January 6, 2009

This is my last post from Kazakhstan. I can’t say I am sad to leave. I miss home. I miss my family and friends. I miss English, driving my own car, and diet Pepsi. I am sick of smog, restaurants, and hotels. I will not put Kazakhstan on my list of places to which I must return. Nevertheless, I will always be grateful to this country and the people we have met along the way. After all, I am leaving Kazakhstan with the most wonderful little souvenir ever!
Best Souvenir Ever
Today marked the final step in the international portion of our adoption journey. We went to the US Embassy here in Almaty and obtained the final paperwork and approvals to bring Nina home. The appointment itself was once again lacking in any pomp and circumstance.
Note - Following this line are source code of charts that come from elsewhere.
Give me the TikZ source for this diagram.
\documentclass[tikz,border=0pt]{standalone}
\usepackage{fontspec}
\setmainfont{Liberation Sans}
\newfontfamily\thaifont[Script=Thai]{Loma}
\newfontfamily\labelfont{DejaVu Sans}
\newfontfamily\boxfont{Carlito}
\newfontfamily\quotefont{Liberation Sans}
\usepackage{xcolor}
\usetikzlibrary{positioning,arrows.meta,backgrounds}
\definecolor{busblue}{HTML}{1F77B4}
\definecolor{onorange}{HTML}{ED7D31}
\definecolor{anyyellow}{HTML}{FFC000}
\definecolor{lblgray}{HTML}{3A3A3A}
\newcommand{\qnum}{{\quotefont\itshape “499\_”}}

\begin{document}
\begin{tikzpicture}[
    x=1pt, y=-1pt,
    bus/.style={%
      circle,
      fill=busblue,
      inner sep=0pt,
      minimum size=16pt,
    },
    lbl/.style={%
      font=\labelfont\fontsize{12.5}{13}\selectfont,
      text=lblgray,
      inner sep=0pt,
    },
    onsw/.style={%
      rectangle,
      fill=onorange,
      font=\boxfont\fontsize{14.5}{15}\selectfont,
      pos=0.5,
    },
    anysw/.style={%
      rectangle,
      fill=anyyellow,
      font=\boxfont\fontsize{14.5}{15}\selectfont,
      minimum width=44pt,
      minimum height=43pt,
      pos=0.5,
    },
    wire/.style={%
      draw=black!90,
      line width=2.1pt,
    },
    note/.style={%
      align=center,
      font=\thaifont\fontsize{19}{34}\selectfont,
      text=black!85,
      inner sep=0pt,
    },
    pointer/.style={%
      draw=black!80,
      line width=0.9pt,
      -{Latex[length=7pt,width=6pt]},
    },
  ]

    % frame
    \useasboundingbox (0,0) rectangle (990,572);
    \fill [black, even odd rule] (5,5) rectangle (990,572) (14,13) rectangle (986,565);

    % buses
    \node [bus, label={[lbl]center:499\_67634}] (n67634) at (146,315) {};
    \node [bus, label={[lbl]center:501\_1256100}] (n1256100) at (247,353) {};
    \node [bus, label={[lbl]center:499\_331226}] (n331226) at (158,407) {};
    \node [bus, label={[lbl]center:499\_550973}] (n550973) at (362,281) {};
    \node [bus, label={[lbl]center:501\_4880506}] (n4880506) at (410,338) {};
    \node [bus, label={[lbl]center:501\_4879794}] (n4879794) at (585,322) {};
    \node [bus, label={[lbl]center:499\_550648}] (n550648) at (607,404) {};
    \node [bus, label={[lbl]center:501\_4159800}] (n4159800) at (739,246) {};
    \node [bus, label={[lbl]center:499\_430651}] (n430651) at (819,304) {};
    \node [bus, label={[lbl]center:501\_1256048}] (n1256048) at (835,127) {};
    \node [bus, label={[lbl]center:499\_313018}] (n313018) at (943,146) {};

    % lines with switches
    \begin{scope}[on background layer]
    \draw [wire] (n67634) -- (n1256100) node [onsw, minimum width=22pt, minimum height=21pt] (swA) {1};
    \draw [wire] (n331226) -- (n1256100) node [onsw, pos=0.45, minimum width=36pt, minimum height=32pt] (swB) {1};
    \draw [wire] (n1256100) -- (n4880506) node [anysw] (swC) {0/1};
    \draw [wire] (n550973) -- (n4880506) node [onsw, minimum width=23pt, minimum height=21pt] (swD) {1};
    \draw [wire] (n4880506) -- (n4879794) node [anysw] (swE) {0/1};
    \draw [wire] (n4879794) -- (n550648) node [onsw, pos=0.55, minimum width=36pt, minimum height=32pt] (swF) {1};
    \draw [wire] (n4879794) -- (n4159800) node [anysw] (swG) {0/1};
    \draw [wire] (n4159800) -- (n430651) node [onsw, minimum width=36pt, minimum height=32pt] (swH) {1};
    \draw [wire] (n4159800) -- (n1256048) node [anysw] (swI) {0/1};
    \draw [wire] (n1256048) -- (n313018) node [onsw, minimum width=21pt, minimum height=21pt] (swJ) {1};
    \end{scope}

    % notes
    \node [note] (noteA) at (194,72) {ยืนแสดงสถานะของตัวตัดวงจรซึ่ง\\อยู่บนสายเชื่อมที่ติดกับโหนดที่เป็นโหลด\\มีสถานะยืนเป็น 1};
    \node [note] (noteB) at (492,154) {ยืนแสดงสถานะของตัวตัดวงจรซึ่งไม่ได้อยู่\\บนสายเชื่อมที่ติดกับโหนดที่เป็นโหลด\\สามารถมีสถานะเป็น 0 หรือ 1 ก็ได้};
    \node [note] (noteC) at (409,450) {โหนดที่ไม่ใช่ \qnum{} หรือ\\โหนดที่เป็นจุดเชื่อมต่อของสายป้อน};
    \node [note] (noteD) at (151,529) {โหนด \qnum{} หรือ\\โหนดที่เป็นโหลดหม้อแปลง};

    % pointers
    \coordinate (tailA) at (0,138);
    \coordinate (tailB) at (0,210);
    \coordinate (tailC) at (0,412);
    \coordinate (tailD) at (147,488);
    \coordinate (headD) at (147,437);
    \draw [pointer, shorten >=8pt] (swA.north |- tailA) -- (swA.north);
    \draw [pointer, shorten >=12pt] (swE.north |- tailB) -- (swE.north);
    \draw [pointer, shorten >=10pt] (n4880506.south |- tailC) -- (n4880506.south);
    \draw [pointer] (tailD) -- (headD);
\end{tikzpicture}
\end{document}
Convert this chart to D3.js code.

No fireworks, champagne corks or releasing of doves but we did get Nina’s Kazakhstan passport complete with US Immigrant Visa and a sealed brown envelope which we have been told to deliver to US Immigration unopened. That’s it we are done.
Our little Immigrant

Tomorrow morning Nickoli will pick us up at our hotel at 5:30 in the morning for our 8:20am flight. We are again going through Amsterdam and then Detroit before arriving in Cleveland at 8:35pm on January 7th. We don’t have very long layovers at any one place which is both good and bad. The whole trip is only about 24 hours (I know “only”) but if we have any delays well that will not be good. (Think good thoughts!) The 7th is also Kiefer’s 18th birthday and with all the travel it looks like his 18th will last 36 hours-that’s pretty cool. It’s funny even the prospect of 24 hours of plane travel with a very active 2 year old sounds appealing when home is the destination.
I love my Daddy

I keep thinking, “what a long strange trip it has been”. To be certain adoption is not for the faint of heart (nor is adopting a 2 year old who has spent most of her short life in institutional care). So many times in this process, I was despondent, certain “she” would never come. Sometimes I muscled thru my sadness on pure stubbornness, determined not to let the “process” beat me. Mostly though I just couldn’t bear the thought of not having a daughter and therefore endured whatever pain, lack of control and disappointment that came my way. This has been the single most exhausting test of my patience and emotional fortitude. I am much stronger than I knew. Kazakhstan Car Seat

Now nearly on the other side I am like all new mothers, suffering from blissful postpartum amnesia. I catch myself saying all those things that used to sound so cliche, like; “she was worth the wait”, and “she is the child for me”, and “I would do it all over again” and of course, it is all true. I once was certain my daughter was in China, and perhaps a second daughter is there for me, but today I know the delays in the China program and the seeming host of setbacks were part of the incredible set of circumstances that led me to this daughter, one I was destined to mother…My Nina Bea.